# Freezing Sweet Potatoes



## cats (Oct 18, 2006)

While at my hairdresser's this morning, I mentioned that my husband had harvested 87 lbs. of sweet potatoes last week, so we will be eating them very frequently now. She asked me if I knew that sweet potatoes could be frozen. I had never heard of doing that and she said to just scrub them, bake or boil as usual, and then freeze them. When wanting to use them, just let thaw, and nuke. She swears they will last for years in the freezer and are always great. So, any input on this from the excellent chefs in here? If it works, then we could make them last until next year's harvest.

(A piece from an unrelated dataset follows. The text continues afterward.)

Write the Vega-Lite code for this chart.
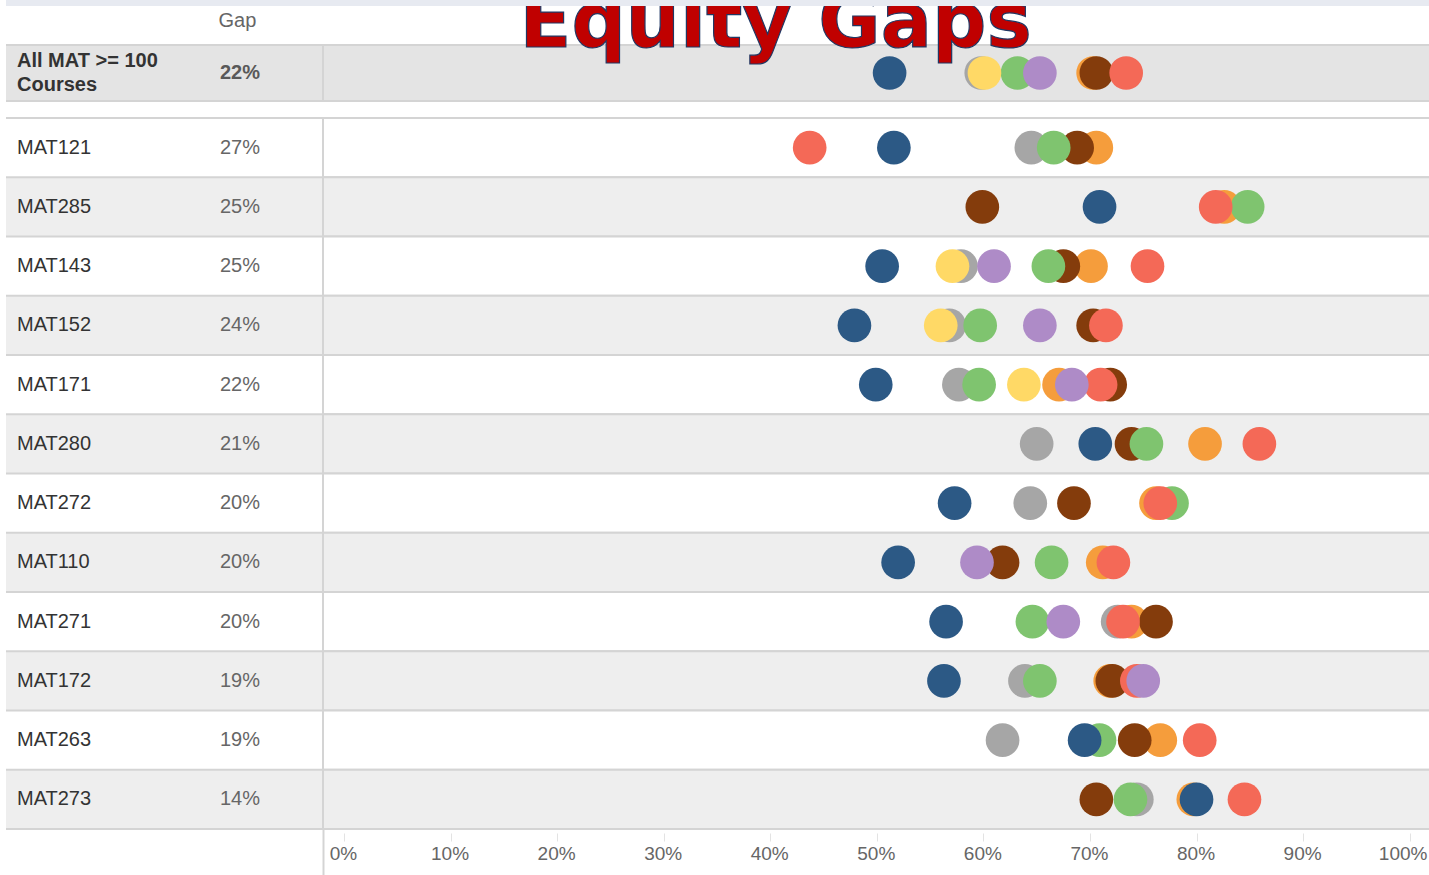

Thanks!


----------



## TATTRAT (Oct 18, 2006)

hmmm...that's news to me. Let us know if it does work. I have always been weary of freezing spuds because of the water content. I haven't done cooked spuds though.

Good luck!


----------



## Gretchen (Oct 18, 2006)

Sweet potatoes do freeze quite well. I have done it in the skins and out of the skins. They also keep well raw when kept dry and in the dark.
I think if keeping for years in the freezer you might want to freeze and then vacuum seal--or just freeze the cooked portion.


----------



## pdswife (Oct 18, 2006)

I boil - mash and then freeze sweet potatoes all the time.
They do last almost forever.


----------